Integrating a core system such as an ETRM function with all the front-, middle- and back-office applications it needs to connect becomes more complicated when some are in the cloud and others on premise, say implementation specialists. Sending large files from the cloud back to on-premise servers can be costly and time-consuming, they warn.
Almost 66% of respondents said they would like to use more cloud-based C/ETRM applications, with 34% saying they wouldn’t.
Security also remains a concern with just shy of 47% of respondents citing this as their major barrier to entry (see figure 4).

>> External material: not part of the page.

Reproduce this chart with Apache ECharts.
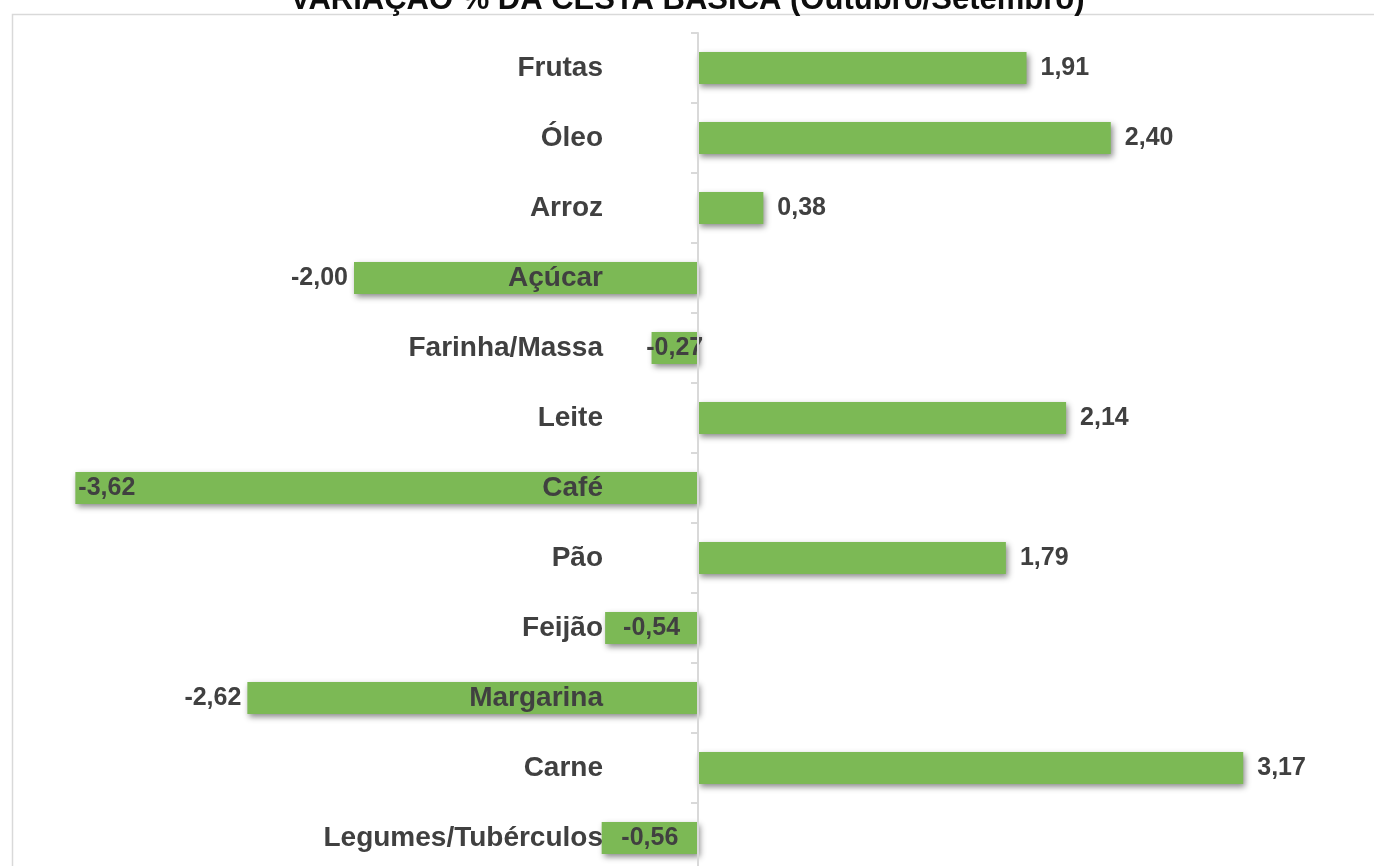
<!DOCTYPE html>
<html>
<head>
<meta charset="utf-8">
<script src="https://cdn.jsdelivr.net/npm/echarts@6/dist/echarts.min.js"></script>
<style>
  html, body { margin: 0; padding: 0; background: #fff; }
  #chart { width: 1374px; height: 866px; }
</style>
</head>
<body>
<div id="chart"></div>
<script>
const categories = [
  "Frutas", "Óleo", "Arroz", "Açúcar", "Farinha/Massa", "Leite",
  "Café", "Pão", "Feijão", "Margarina", "Carne", "Legumes/Tubérculos"
];
const values = [1.91, 2.40, 0.38, -2.00, -0.27, 2.14, -3.62, 1.79, -0.54, -2.62, 3.17, -0.56];

// where excel put the labels of the negative bars
const negLabelPlace = {
  "Açúcar": "left",
  "Farinha/Massa": "inside",
  "Café": "insideLeft",
  "Feijão": "inside",
  "Margarina": "left",
  "Legumes/Tubérculos": "inside"
};

const textColor = "#404040";
const fmt = v => v.toFixed(2).replace(".", ",");

const gridLeft = 10;
const gridWidth = 1376;
const xMin = -4, xMax = 4;
// shift the category axis from the grid edge onto the zero line
const zeroShift = gridWidth * (0 - xMin) / (xMax - xMin);

const chart = echarts.init(document.getElementById("chart"));

const barData = values.map((v, i) => {
  let pos = v >= 0 ? "right" : negLabelPlace[categories[i]];
  let dist = 14;
  if (pos === "left") dist = 6;
  if (pos === "insideLeft") dist = 3;
  return {
    value: v,
    label: { position: pos, distance: dist }
  };
});

chart.setOption({
  animation: false,
  title: {
    text: "VARIAÇÃO % DA CESTA BÁSICA (Outubro/Setembro)",
    left: 290,
    top: -15,
    padding: 0,
    textStyle: {
      fontFamily: "Liberation Sans, Arial",
      fontSize: 31,
      fontWeight: "bold",
      color: "#0d0d0d"
    }
  },
  graphic: [
    {
      type: "rect",
      left: 10,
      top: 12,
      shape: { width: 1400, height: 900 },
      style: { fill: null, stroke: "#d9d9d9", lineWidth: 1.5 },
      z: -1
    }
  ],
  grid: {
    left: gridLeft, top: 33, width: gridWidth, height: 840,
    outerBoundsMode: "none", containLabel: false
  },
  xAxis: {
    type: "value",
    min: xMin,
    max: xMax,
    show: false
  },
  yAxis: {
    type: "category",
    data: categories,
    inverse: true,
    z: 10,
    offset: -zeroShift,
    axisLine: { show: true, onZero: false, lineStyle: { color: "#d9d9d9", width: 2 } },
    axisTick: { show: true, length: 7, lineStyle: { color: "#d9d9d9", width: 2 } },
    axisLabel: {
      margin: 95,
      fontFamily: "Liberation Sans, Arial",
      fontSize: 28,
      fontWeight: "bold",
      color: textColor
    },
    splitLine: { show: false }
  },
  series: [
    {
      type: "bar",
      data: barData,
      barWidth: 32,
      itemStyle: {
        color: "#7cb955",
        shadowColor: "rgba(0,0,0,0.45)",
        shadowBlur: 6,
        shadowOffsetX: 2,
        shadowOffsetY: 3
      },
      label: {
        show: true,
        formatter: p => fmt(p.value),
        fontFamily: "Liberation Sans, Arial",
        fontSize: 25,
        fontWeight: "bold",
        color: textColor
      },
      z: 2
    }
  ]
});
</script>
</body>
</html>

While cloud providers such as Microsoft Azure and Amazon Web Services have state of the art security controls, problems could still occur when exposing a C/ETRM system that has been built for internal use to the public cloud, say consultants. “It’s not that people will be able to hack the public cloud, rather it’s that when a firm moves its internal systems to the cloud, it exposes end points that weren’t designed to go into the public domain,” says Chartis’s Dash.
Surveillance
When it comes to market monitoring, the survey showed that growing numbers of energy firms are installing trade surveillance technology to monitor for market abuse. The percentage of respondents saying their firm uses trade surveillance technology has more than doubled over the last three years of the survey, to stand at 26% this year, up from 15% last year and 12% in 2015 (see figure 5).

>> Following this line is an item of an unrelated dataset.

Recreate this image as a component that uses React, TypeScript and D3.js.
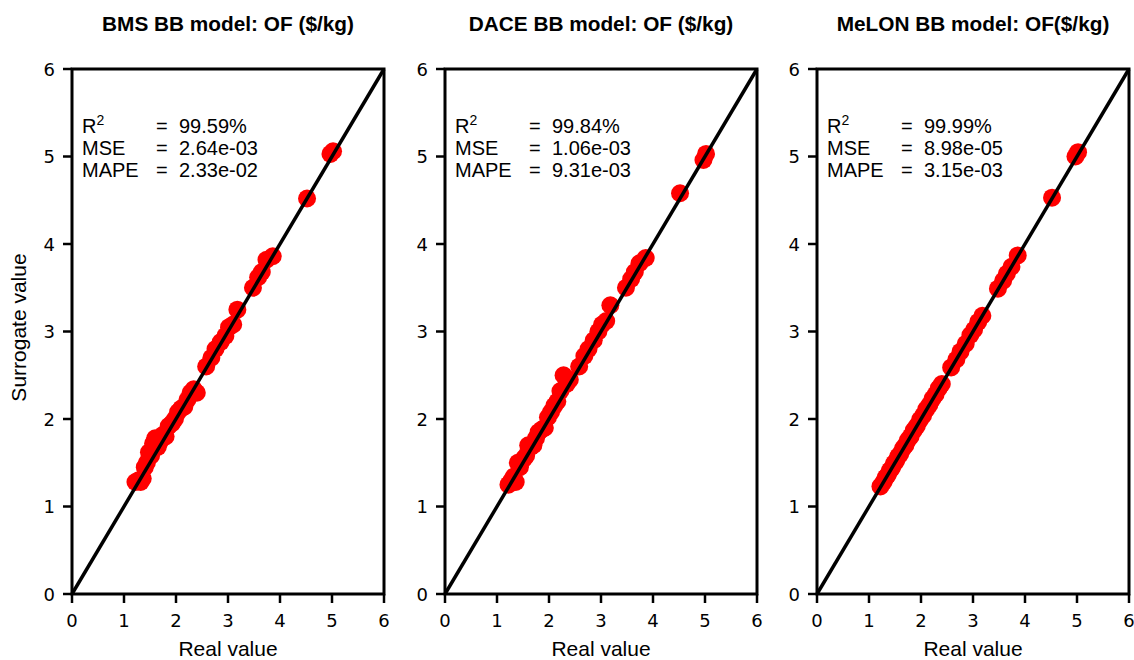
import React, { useRef, useEffect } from 'react';
import * as d3 from 'd3';

// shared test-set real values
const realValues = [
  1.22, 1.28, 1.32, 1.36, 1.40, 1.44, 1.48, 1.52, 1.56, 1.60,
  1.65, 1.70, 1.75, 1.80, 1.86, 1.92, 1.98, 2.04, 2.10, 2.16,
  2.22, 2.28, 2.34, 2.40, 2.58, 2.68, 2.76, 2.86, 2.95, 3.02,
  3.10, 3.18, 3.48, 3.58, 3.65, 3.74, 3.86, 4.52, 4.97, 5.02,
];

const bmsValues = [
  1.28, 1.30, 1.28, 1.32, 1.45, 1.50, 1.62, 1.58, 1.72, 1.78,
  1.68, 1.75, 1.82, 1.80, 1.92, 1.95, 2.00, 2.08, 2.12, 2.14,
  2.22, 2.30, 2.34, 2.30, 2.60, 2.70, 2.80, 2.88, 2.95, 3.05,
  3.08, 3.25, 3.50, 3.62, 3.68, 3.82, 3.86, 4.52, 5.03, 5.06,
];

const daceValues = [
  1.25, 1.30, 1.34, 1.28, 1.50, 1.45, 1.52, 1.55, 1.58, 1.70,
  1.68, 1.70, 1.78, 1.85, 1.88, 1.90, 2.02, 2.08, 2.15, 2.20,
  2.32, 2.50, 2.40, 2.45, 2.60, 2.72, 2.80, 2.90, 3.00, 3.08,
  3.12, 3.30, 3.50, 3.60, 3.68, 3.78, 3.84, 4.58, 4.96, 5.03,
];

const melonValues = [
  1.23, 1.28, 1.33, 1.36, 1.41, 1.44, 1.49, 1.52, 1.57, 1.60,
  1.66, 1.70, 1.76, 1.80, 1.87, 1.92, 1.99, 2.04, 2.11, 2.16,
  2.23, 2.28, 2.35, 2.40, 2.59, 2.68, 2.77, 2.86, 2.96, 3.02,
  3.11, 3.18, 3.49, 3.58, 3.66, 3.74, 3.87, 4.53, 5.00, 5.05,
];

const titles = [
  'BMS BB model: OF ($/kg)',
  'DACE BB model: OF ($/kg)',
  'MeLON BB model: OF($/kg)',
];

const metricLabels = ['MSE', 'MAPE'];
const metricValues = [
  ['99.59%', '2.64e-03', '2.33e-02'],
  ['99.84%', '1.06e-03', '9.31e-03'],
  ['99.99%', '8.98e-05', '3.15e-03'],
];

const ticks = [0, 1, 2, 3, 4, 5, 6];

function App() {
  const chartRef = useRef<SVGSVGElement>(null);

  useEffect(() => {
    drawChart();
  }, []);

  const drawChart = () => {
    const svgWidth = 1134;
    const svgHeight = 660;
    const panelLeft = [72, 445, 817];
    const panelWidth = 312;
    const top = 69;
    const bottom = 594;
    const series = [bmsValues, daceValues, melonValues];
    const sans = '"Liberation Sans", Arial, sans-serif';
    const tickFont = '"DejaVu Sans", sans-serif';

    const root = d3.select(chartRef.current);
    root.selectAll('*').remove();
    root.attr('width', svgWidth).attr('height', svgHeight);

    const yScale = d3.scaleLinear().domain([0, 6]).range([bottom, top]);

    series.forEach((vals, i) => {
      const x0 = panelLeft[i];
      const xScale = d3.scaleLinear().domain([0, 6]).range([x0, x0 + panelWidth]);
      const g = root.append('g');

      // title
      g.append('text')
        .attr('x', x0 + panelWidth / 2)
        .attr('y', 31)
        .attr('text-anchor', 'middle')
        .attr('font-family', sans)
        .attr('font-weight', 'bold')
        .attr('font-size', 20.8)
        .text(titles[i]);

      // points
      const pts = realValues.map((r, k) => ({ r, s: vals[k] }));
      g.selectAll('.dot')
        .data(pts)
        .enter().append('circle')
        .attr('class', 'dot')
        .attr('cx', d => xScale(d.r))
        .attr('cy', d => yScale(d.s))
        .attr('r', 9)
        .attr('fill', '#ff0000');

      // identity line
      const line = d3.line<number>()
        .x(d => xScale(d))
        .y(d => yScale(d));
      g.append('path')
        .datum([0, 6])
        .attr('fill', 'none')
        .attr('stroke', 'black')
        .attr('stroke-width', 3.5)
        .attr('d', line);

      // x ticks
      g.selectAll('.xtick')
        .data(ticks)
        .enter().append('line')
        .attr('class', 'xtick')
        .attr('x1', d => xScale(d))
        .attr('x2', d => xScale(d))
        .attr('y1', bottom)
        .attr('y2', bottom + 9)
        .attr('stroke', 'black')
        .attr('stroke-width', 2.5);
      g.selectAll('.xlab')
        .data(ticks)
        .enter().append('text')
        .attr('class', 'xlab')
        .attr('x', d => xScale(d))
        .attr('y', bottom + 33)
        .attr('text-anchor', 'middle')
        .style('font-family', tickFont)
        .style('font-size', '18px')
        .text(d => d);

      // y ticks
      g.selectAll('.ytick')
        .data(ticks)
        .enter().append('line')
        .attr('class', 'ytick')
        .attr('x1', x0 - 9)
        .attr('x2', x0)
        .attr('y1', d => yScale(d))
        .attr('y2', d => yScale(d))
        .attr('stroke', 'black')
        .attr('stroke-width', 2.5);
      g.selectAll('.ylab')
        .data(ticks)
        .enter().append('text')
        .attr('class', 'ylab')
        .attr('x', x0 - 17)
        .attr('y', d => yScale(d) + 6.5)
        .attr('text-anchor', 'end')
        .style('font-family', tickFont)
        .style('font-size', '18px')
        .text(d => d);

      // frame
      g.append('rect')
        .attr('x', x0)
        .attr('y', top)
        .attr('width', panelWidth)
        .attr('height', bottom - top)
        .attr('fill', 'none')
        .attr('stroke', 'black')
        .attr('stroke-width', 3);

      // metrics
      const txt = g.append('g')
        .attr('font-family', sans)
        .attr('font-size', 20)
        .attr('fill', 'black');
      const r2 = txt.append('text').attr('x', x0 + 10).attr('y', 133);
      r2.append('tspan').text('R');
      r2.append('tspan').attr('font-size', 14).attr('dy', -8).text('2');
      metricLabels.forEach((m, k) => {
        txt.append('text').attr('x', x0 + 10).attr('y', 155 + k * 22).text(m);
      });
      metricValues[i].forEach((v, k) => {
        txt.append('text').attr('x', x0 + 84).attr('y', 133 + k * 22).text('=');
        txt.append('text').attr('x', x0 + 107).attr('y', 133 + k * 22).text(v);
      });

      // x label
      g.append('text')
        .attr('x', x0 + panelWidth / 2)
        .attr('y', 656)
        .attr('text-anchor', 'middle')
        .attr('font-family', sans)
        .attr('font-size', 21)
        .text('Real value');
    });

    // y label
    root.append('text')
      .attr('transform', `translate(26,${(top + bottom) / 2 - 4}) rotate(-90)`)
      .attr('text-anchor', 'middle')
      .attr('font-family', sans)
      .attr('font-size', 21)
      .text('Surrogate value');
  };

  return (
    <svg ref={chartRef} style={{ position: 'absolute', left: 0, top: 0, background: 'white' }}></svg>
  );
}

export default App;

“The uptake of trade surveillance technology is definitely increasing,” says RWE’s Campbell-Montgomery. This is being driven by regulation such as Mar and Remit as well as the increasing complexity of today’s markets, which means automated surveillance is operationally safer than manual checks, market participants say. However, implementing and maintaining surveillance technology is an expensive process and one that, today, is confined to only the largest energy firms such as oil majors and multinational utilities, say consultants.
“I think some small to mid-sized firms do not see a need to put in specific technology for surveillance when they have human interventions and controls in place,” says Accenture’s Ertan.

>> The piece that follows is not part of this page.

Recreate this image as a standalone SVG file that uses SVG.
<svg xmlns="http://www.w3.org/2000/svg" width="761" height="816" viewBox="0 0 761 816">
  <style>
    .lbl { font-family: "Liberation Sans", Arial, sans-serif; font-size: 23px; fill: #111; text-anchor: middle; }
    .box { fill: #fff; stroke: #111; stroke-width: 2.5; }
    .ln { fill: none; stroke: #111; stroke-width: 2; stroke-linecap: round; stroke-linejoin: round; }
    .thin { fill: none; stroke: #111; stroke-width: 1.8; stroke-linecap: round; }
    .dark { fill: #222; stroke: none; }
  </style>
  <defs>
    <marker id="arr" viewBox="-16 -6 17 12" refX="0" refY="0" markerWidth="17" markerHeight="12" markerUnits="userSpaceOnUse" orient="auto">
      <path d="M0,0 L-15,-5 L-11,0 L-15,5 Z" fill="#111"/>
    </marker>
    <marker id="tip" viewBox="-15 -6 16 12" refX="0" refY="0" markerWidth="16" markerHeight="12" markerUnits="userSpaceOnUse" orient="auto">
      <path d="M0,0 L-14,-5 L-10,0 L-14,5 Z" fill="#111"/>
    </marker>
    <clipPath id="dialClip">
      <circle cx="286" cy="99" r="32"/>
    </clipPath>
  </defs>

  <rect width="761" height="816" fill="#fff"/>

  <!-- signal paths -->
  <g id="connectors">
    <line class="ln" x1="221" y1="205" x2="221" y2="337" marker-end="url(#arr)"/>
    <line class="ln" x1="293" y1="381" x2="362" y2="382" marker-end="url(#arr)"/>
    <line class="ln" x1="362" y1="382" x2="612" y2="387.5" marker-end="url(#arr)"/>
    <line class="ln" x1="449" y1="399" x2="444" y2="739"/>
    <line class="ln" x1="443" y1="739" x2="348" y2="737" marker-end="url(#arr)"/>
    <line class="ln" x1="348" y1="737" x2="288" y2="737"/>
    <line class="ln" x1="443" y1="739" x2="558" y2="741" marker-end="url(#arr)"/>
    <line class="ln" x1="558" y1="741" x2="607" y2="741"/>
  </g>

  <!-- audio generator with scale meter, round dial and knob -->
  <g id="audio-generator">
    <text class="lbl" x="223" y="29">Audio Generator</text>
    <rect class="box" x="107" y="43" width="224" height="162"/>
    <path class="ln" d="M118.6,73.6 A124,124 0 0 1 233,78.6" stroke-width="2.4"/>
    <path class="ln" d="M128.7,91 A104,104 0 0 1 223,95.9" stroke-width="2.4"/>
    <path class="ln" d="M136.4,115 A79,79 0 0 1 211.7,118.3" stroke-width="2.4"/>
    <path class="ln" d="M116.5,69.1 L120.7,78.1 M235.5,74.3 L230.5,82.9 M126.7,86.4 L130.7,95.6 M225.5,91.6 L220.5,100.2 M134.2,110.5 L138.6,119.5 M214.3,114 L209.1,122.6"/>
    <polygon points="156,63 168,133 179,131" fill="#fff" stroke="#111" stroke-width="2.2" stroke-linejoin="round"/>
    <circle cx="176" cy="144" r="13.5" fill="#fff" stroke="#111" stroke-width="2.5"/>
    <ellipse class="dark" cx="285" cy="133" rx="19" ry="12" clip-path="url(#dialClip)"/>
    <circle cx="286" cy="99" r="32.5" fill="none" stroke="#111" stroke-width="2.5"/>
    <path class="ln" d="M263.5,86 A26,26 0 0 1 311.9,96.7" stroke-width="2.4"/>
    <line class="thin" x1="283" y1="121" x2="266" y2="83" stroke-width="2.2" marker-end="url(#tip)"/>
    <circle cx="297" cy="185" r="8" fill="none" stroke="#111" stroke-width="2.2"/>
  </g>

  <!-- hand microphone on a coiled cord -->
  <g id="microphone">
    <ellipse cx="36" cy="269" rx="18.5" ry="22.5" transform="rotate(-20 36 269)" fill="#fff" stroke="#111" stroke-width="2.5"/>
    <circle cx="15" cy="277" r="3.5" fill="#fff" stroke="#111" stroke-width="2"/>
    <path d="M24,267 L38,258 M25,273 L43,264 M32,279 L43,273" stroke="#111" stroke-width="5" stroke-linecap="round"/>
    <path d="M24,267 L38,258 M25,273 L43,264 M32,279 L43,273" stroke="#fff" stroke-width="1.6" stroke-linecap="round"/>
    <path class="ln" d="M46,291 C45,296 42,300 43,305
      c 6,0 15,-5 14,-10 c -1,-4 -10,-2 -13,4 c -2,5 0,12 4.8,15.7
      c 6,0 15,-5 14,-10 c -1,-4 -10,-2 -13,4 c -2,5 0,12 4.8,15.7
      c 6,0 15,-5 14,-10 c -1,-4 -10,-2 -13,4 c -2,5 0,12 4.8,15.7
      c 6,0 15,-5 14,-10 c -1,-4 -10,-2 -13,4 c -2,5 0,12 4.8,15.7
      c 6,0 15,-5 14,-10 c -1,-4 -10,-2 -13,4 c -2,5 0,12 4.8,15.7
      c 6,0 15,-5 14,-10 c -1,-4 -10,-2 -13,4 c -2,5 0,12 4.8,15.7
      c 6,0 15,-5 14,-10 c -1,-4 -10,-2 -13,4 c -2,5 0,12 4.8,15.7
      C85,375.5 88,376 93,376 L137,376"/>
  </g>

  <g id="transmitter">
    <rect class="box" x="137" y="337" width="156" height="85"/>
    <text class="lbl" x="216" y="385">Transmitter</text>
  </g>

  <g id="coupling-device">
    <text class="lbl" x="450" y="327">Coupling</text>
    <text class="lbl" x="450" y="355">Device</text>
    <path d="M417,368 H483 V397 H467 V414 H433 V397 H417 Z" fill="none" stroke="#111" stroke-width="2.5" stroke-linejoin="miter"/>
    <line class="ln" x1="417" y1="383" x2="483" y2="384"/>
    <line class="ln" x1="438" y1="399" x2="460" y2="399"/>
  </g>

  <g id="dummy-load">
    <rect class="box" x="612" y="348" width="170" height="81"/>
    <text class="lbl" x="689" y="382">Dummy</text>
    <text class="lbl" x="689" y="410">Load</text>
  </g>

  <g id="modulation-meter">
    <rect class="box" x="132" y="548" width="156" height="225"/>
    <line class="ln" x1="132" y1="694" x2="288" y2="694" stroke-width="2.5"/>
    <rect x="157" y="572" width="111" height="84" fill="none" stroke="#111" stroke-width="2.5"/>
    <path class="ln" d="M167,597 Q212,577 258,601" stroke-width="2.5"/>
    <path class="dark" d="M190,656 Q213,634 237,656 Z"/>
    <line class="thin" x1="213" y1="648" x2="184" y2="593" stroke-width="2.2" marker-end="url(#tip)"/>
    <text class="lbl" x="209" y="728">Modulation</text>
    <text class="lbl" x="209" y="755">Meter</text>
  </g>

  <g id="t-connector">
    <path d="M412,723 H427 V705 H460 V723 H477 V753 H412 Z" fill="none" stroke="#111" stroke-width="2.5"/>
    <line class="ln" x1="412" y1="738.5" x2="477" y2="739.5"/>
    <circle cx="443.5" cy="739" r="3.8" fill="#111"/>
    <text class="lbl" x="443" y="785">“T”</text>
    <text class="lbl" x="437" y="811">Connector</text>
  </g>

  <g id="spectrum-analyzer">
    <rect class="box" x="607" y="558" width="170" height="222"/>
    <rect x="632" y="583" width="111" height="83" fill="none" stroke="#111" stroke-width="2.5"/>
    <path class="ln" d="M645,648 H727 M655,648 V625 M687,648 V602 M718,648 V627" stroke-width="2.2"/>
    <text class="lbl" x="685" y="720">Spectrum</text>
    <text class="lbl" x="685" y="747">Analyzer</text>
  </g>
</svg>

The biggest incentive for investment in surveillance technology would be another high profile market-abuse case, say consultants. “I think we’ll see a gradual creep up in the numbers and a spike if there is another story of fines being given out to energy firms,” notes IBM’s Ramakrishnan.
How the poll was conducted
The Risk.net energy trading and risk management (ETRM) software survey was carried out in January and February 2017. It received 266 valid votes.
Of the votes, 55% came from respondents at oil, gas and electricity firms; 20% came from consultants and IT implementation specialists; and the rest came from banks, brokerages, commodity traders, industrials and investors. The largest number of respondents (24%) were risk managers, followed by IT professionals (23%), consultants (19.5%), traders (13%) analysts and back office (both with 4%).